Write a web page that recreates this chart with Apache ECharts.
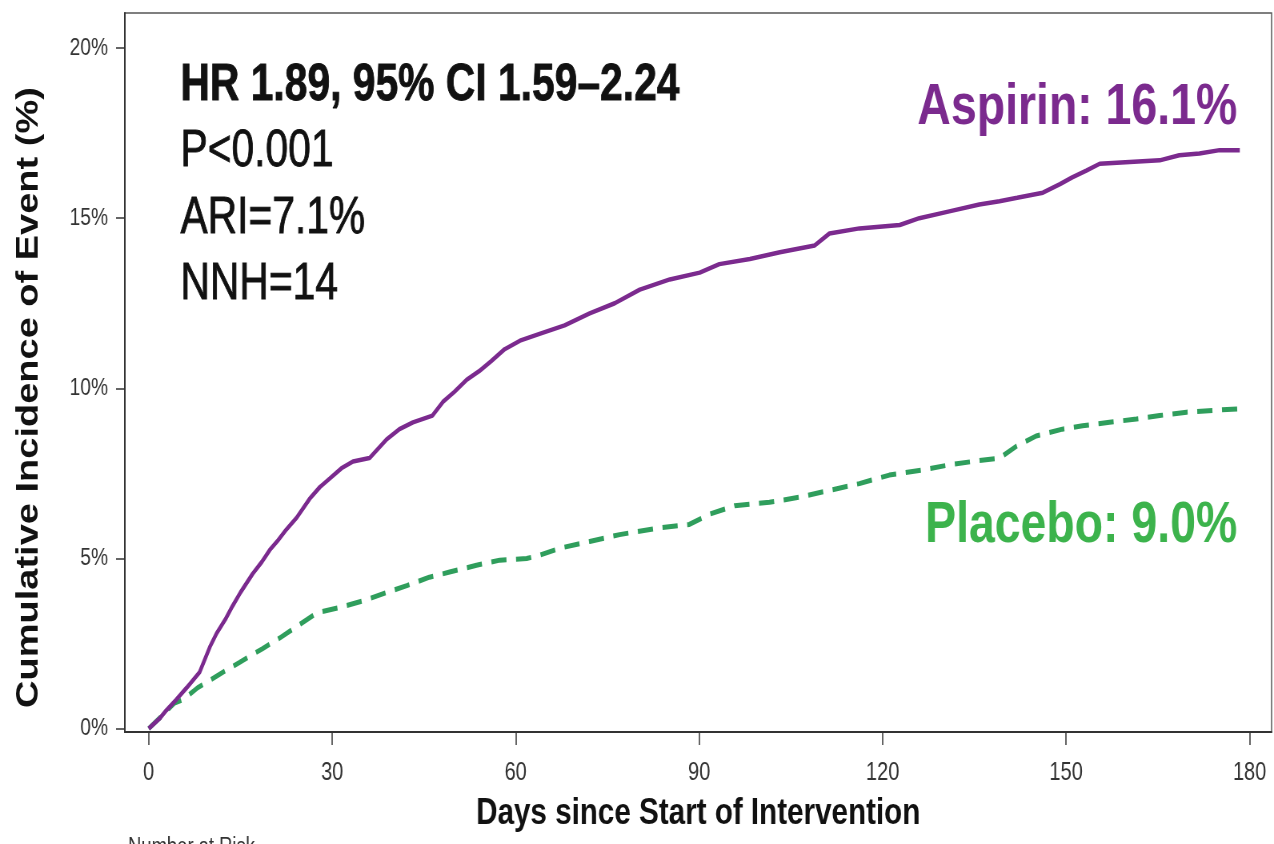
<!DOCTYPE html>
<html>
<head>
<meta charset="utf-8">
<script src="https://cdn.jsdelivr.net/npm/echarts@6/dist/echarts.min.js"></script>
<style>
  html, body { margin: 0; padding: 0; background: #fff; }
  #frame { width: 1274px; height: 844px; overflow: hidden; position: relative; }
  /* the chart is laid out wider and squeezed horizontally, giving condensed lettering */
  #chart { width: 1592px; height: 844px; transform: scaleX(0.80025); transform-origin: 0 0; }
</style>
</head>
<body>
<div id="frame"><div id="chart"></div></div>
<script>
// Cumulative incidence (%) by day since start of intervention
const aspirinDays = [0, 1.8, 2.9, 4.5, 6.2, 8.3, 10, 11.1, 12.5, 13.7, 15, 17, 18.5, 19.8, 21, 22.5, 24.2, 26.3, 28, 29.6,
  31.5, 33.4, 36.1, 38.9, 41, 43.2, 46.4, 48.1, 50, 52, 54, 56, 58.2, 60.7, 63.9, 68, 72.1, 76.2, 80.3, 85.2,
  90.1, 93.3, 98.3, 103.2, 108.9, 111.3, 116.2, 122.8, 126, 130.9, 135.8, 139.1, 142, 146.2, 149, 151, 153.3,
  155.5, 160.4, 165.3, 168.5, 171.8, 175.1, 178.4];
const aspirinPct = [0, 0.3, 0.54, 0.85, 1.2, 1.65, 2.4, 2.8, 3.2, 3.6, 4.0, 4.55, 4.9, 5.25, 5.5, 5.85, 6.2, 6.75, 7.1, 7.35,
  7.65, 7.85, 7.95, 8.5, 8.8, 9.0, 9.2, 9.6, 9.9, 10.25, 10.5, 10.8, 11.15, 11.4, 11.6, 11.85, 12.2, 12.5, 12.9, 13.2,
  13.4, 13.65, 13.8, 14.0, 14.2, 14.55, 14.7, 14.8, 15.0, 15.2, 15.4, 15.5, 15.6, 15.75, 16.0, 16.2, 16.4,
  16.6, 16.65, 16.7, 16.85, 16.9, 17.0, 17.0];

const placeboDays = [0, 2, 4.2, 5.6, 8, 11.6, 14.9, 18.6, 21.4, 24.2, 27.5, 31, 35, 38.9, 42.2, 45.9, 49.2, 53.6, 57.4,
  61.8, 64, 67.2, 72.1, 77, 83.5, 88.4, 91.7, 95.8, 101.5, 106.4, 111.3, 116.2, 121.1, 126.5, 130.9, 134.7,
  139.1, 141.9, 145.1, 149.4, 152.7, 157.1, 161.5, 165.3, 169.7, 174, 178.4];
const placeboPct = [0, 0.35, 0.75, 0.85, 1.2, 1.6, 1.95, 2.35, 2.66, 3.0, 3.4, 3.55, 3.75, 4.0, 4.2, 4.45, 4.6, 4.8, 4.95,
  5.0, 5.1, 5.3, 5.5, 5.7, 5.9, 6.0, 6.3, 6.55, 6.65, 6.8, 7.0, 7.2, 7.45, 7.6, 7.75, 7.85,
  7.95, 8.3, 8.6, 8.8, 8.9, 9.0, 9.1, 9.2, 9.3, 9.35, 9.4];

const xTicks = [0, 30, 60, 90, 120, 150, 180];
const yTicks = [0, 5, 10, 15, 20];
const statLines = ['HR 1.89, 95% CI 1.59\u20132.24', 'P<0.001', 'ARI=7.1%', 'NNH=14'];
const groupLabels = ['Aspirin: 16.1%', 'Placebo: 9.0%'];

const FONT = '"Liberation Sans", Arial, Helvetica, sans-serif';
const PURPLE = '#7b2a8e';
const GREEN_LINE = '#2f9e5c';
const GREEN_TEXT = '#3cb34c';

const pairs = (xs, ys) => xs.map((x, i) => [x, ys[i]]);

const chart = echarts.init(document.getElementById('chart'), null, { renderer: 'canvas' });

// plain statistics text, slightly stroked for a heavier print look
const statText = (text, top, bold) => ({
  type: 'text', left: 225, top: top,
  style: { text: text, font: (bold ? 'bold ' : '') + '51px ' + FONT, fill: '#111', stroke: '#111', lineWidth: 0.8 }
});

chart.setOption({
  animation: false,
  backgroundColor: '#fff',
  grid: {
    left: 156, right: 3, top: 13, bottom: 112,
    show: true, borderColor: '#555', borderWidth: 1.5
  },
  xAxis: {
    type: 'value', min: -3.9, max: 183.6,
    name: 'Days since Start of Intervention',
    nameLocation: 'middle', nameGap: 63,
    nameTextStyle: { fontFamily: FONT, fontSize: 37, fontWeight: 'bold', color: '#111' },
    axisLine: { show: true, onZero: false, lineStyle: { color: '#333', width: 2 } },
    axisTick: { show: true, customValues: xTicks, length: 13, lineStyle: { color: '#333', width: 1.5 } },
    axisLabel: { customValues: xTicks, margin: 29, fontFamily: FONT, fontSize: 25, color: '#333' },
    splitLine: { show: false }
  },
  yAxis: {
    type: 'value', min: -0.1, max: 21.03,
    name: 'Cumulative Incidence of Event (%)',
    nameLocation: 'middle', nameGap: 100,
    nameTextStyle: { fontFamily: FONT, fontSize: 38, fontWeight: 'bold', color: '#111', padding: [0, 50, 0, 0] },
    axisLine: { show: true, onZero: false, lineStyle: { color: '#333', width: 2 } },
    axisTick: { show: true, customValues: yTicks, length: 11, lineStyle: { color: '#333', width: 1.5 } },
    axisLabel: { customValues: yTicks, margin: 21, fontFamily: FONT, fontSize: 24, color: '#333',
      formatter: v => v + '%' },
    splitLine: { show: false }
  },
  series: [
    {
      name: 'Placebo', type: 'line', showSymbol: false, symbol: 'none',
      data: pairs(placeboDays, placeboPct),
      lineStyle: { color: GREEN_LINE, width: 5, type: [19, 12] },
      z: 2
    },
    {
      name: 'Aspirin', type: 'line', showSymbol: false, symbol: 'none',
      data: pairs(aspirinDays, aspirinPct),
      lineStyle: { color: PURPLE, width: 4.5 },
      z: 3
    }
  ],
  graphic: [
    statText(statLines[0], 60, true),
    statText(statLines[1], 126, false),
    statText(statLines[2], 193, false),
    statText(statLines[3], 259, false),
    { type: 'text', right: 46, top: 79, style: { text: groupLabels[0], font: 'bold 58px ' + FONT, fill: PURPLE } },
    { type: 'text', right: 46, top: 497, style: { text: groupLabels[1], font: 'bold 58px ' + FONT, fill: GREEN_TEXT } },
    { type: 'text', left: 160, top: 836, style: { text: 'Number at Risk', font: '23px ' + FONT, fill: '#333' } }
  ]
});
</script>
</body>
</html>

Short exercise: Repeat the material above word for word, please, apart from its images.

Reply:
Write a web page that recreates this chart with Apache ECharts.
<!DOCTYPE html>
<html>
<head>
<meta charset="utf-8">
<script src="https://cdn.jsdelivr.net/npm/echarts@6/dist/echarts.min.js"></script>
<style>
  html, body { margin: 0; padding: 0; background: #fff; }
  #frame { width: 1274px; height: 844px; overflow: hidden; position: relative; }
  /* the chart is laid out wider and squeezed horizontally, giving condensed lettering */
  #chart { width: 1592px; height: 844px; transform: scaleX(0.80025); transform-origin: 0 0; }
</style>
</head>
<body>
<div id="frame"><div id="chart"></div></div>
<script>
// Cumulative incidence (%) by day since start of intervention
const aspirinDays = [0, 1.8, 2.9, 4.5, 6.2, 8.3, 10, 11.1, 12.5, 13.7, 15, 17, 18.5, 19.8, 21, 22.5, 24.2, 26.3, 28, 29.6,
  31.5, 33.4, 36.1, 38.9, 41, 43.2, 46.4, 48.1, 50, 52, 54, 56, 58.2, 60.7, 63.9, 68, 72.1, 76.2, 80.3, 85.2,
  90.1, 93.3, 98.3, 103.2, 108.9, 111.3, 116.2, 122.8, 126, 130.9, 135.8, 139.1, 142, 146.2, 149, 151, 153.3,
  155.5, 160.4, 165.3, 168.5, 171.8, 175.1, 178.4];
const aspirinPct = [0, 0.3, 0.54, 0.85, 1.2, 1.65, 2.4, 2.8, 3.2, 3.6, 4.0, 4.55, 4.9, 5.25, 5.5, 5.85, 6.2, 6.75, 7.1, 7.35,
  7.65, 7.85, 7.95, 8.5, 8.8, 9.0, 9.2, 9.6, 9.9, 10.25, 10.5, 10.8, 11.15, 11.4, 11.6, 11.85, 12.2, 12.5, 12.9, 13.2,
  13.4, 13.65, 13.8, 14.0, 14.2, 14.55, 14.7, 14.8, 15.0, 15.2, 15.4, 15.5, 15.6, 15.75, 16.0, 16.2, 16.4,
  16.6, 16.65, 16.7, 16.85, 16.9, 17.0, 17.0];

const placeboDays = [0, 2, 4.2, 5.6, 8, 11.6, 14.9, 18.6, 21.4, 24.2, 27.5, 31, 35, 38.9, 42.2, 45.9, 49.2, 53.6, 57.4,
  61.8, 64, 67.2, 72.1, 77, 83.5, 88.4, 91.7, 95.8, 101.5, 106.4, 111.3, 116.2, 121.1, 126.5, 130.9, 134.7,
  139.1, 141.9, 145.1, 149.4, 152.7, 157.1, 161.5, 165.3, 169.7, 174, 178.4];
const placeboPct = [0, 0.35, 0.75, 0.85, 1.2, 1.6, 1.95, 2.35, 2.66, 3.0, 3.4, 3.55, 3.75, 4.0, 4.2, 4.45, 4.6, 4.8, 4.95,
  5.0, 5.1, 5.3, 5.5, 5.7, 5.9, 6.0, 6.3, 6.55, 6.65, 6.8, 7.0, 7.2, 7.45, 7.6, 7.75, 7.85,
  7.95, 8.3, 8.6, 8.8, 8.9, 9.0, 9.1, 9.2, 9.3, 9.35, 9.4];

const xTicks = [0, 30, 60, 90, 120, 150, 180];
const yTicks = [0, 5, 10, 15, 20];
const statLines = ['HR 1.89, 95% CI 1.59\u20132.24', 'P<0.001', 'ARI=7.1%', 'NNH=14'];
const groupLabels = ['Aspirin: 16.1%', 'Placebo: 9.0%'];

const FONT = '"Liberation Sans", Arial, Helvetica, sans-serif';
const PURPLE = '#7b2a8e';
const GREEN_LINE = '#2f9e5c';
const GREEN_TEXT = '#3cb34c';

const pairs = (xs, ys) => xs.map((x, i) => [x, ys[i]]);

const chart = echarts.init(document.getElementById('chart'), null, { renderer: 'canvas' });

// plain statistics text, slightly stroked for a heavier print look
const statText = (text, top, bold) => ({
  type: 'text', left: 225, top: top,
  style: { text: text, font: (bold ? 'bold ' : '') + '51px ' + FONT, fill: '#111', stroke: '#111', lineWidth: 0.8 }
});

chart.setOption({
  animation: false,
  backgroundColor: '#fff',
  grid: {
    left: 156, right: 3, top: 13, bottom: 112,
    show: true, borderColor: '#555', borderWidth: 1.5
  },
  xAxis: {
    type: 'value', min: -3.9, max: 183.6,
    name: 'Days since Start of Intervention',
    nameLocation: 'middle', nameGap: 63,
    nameTextStyle: { fontFamily: FONT, fontSize: 37, fontWeight: 'bold', color: '#111' },
    axisLine: { show: true, onZero: false, lineStyle: { color: '#333', width: 2 } },
    axisTick: { show: true, customValues: xTicks, length: 13, lineStyle: { color: '#333', width: 1.5 } },
    axisLabel: { customValues: xTicks, margin: 29, fontFamily: FONT, fontSize: 25, color: '#333' },
    splitLine: { show: false }
  },
  yAxis: {
    type: 'value', min: -0.1, max: 21.03,
    name: 'Cumulative Incidence of Event (%)',
    nameLocation: 'middle', nameGap: 100,
    nameTextStyle: { fontFamily: FONT, fontSize: 38, fontWeight: 'bold', color: '#111', padding: [0, 50, 0, 0] },
    axisLine: { show: true, onZero: false, lineStyle: { color: '#333', width: 2 } },
    axisTick: { show: true, customValues: yTicks, length: 11, lineStyle: { color: '#333', width: 1.5 } },
    axisLabel: { customValues: yTicks, margin: 21, fontFamily: FONT, fontSize: 24, color: '#333',
      formatter: v => v + '%' },
    splitLine: { show: false }
  },
  series: [
    {
      name: 'Placebo', type: 'line', showSymbol: false, symbol: 'none',
      data: pairs(placeboDays, placeboPct),
      lineStyle: { color: GREEN_LINE, width: 5, type: [19, 12] },
      z: 2
    },
    {
      name: 'Aspirin', type: 'line', showSymbol: false, symbol: 'none',
      data: pairs(aspirinDays, aspirinPct),
      lineStyle: { color: PURPLE, width: 4.5 },
      z: 3
    }
  ],
  graphic: [
    statText(statLines[0], 60, true),
    statText(statLines[1], 126, false),
    statText(statLines[2], 193, false),
    statText(statLines[3], 259, false),
    { type: 'text', right: 46, top: 79, style: { text: groupLabels[0], font: 'bold 58px ' + FONT, fill: PURPLE } },
    { type: 'text', right: 46, top: 497, style: { text: groupLabels[1], font: 'bold 58px ' + FONT, fill: GREEN_TEXT } },
    { type: 'text', left: 160, top: 836, style: { text: 'Number at Risk', font: '23px ' + FONT, fill: '#333' } }
  ]
});
</script>
</body>
</html>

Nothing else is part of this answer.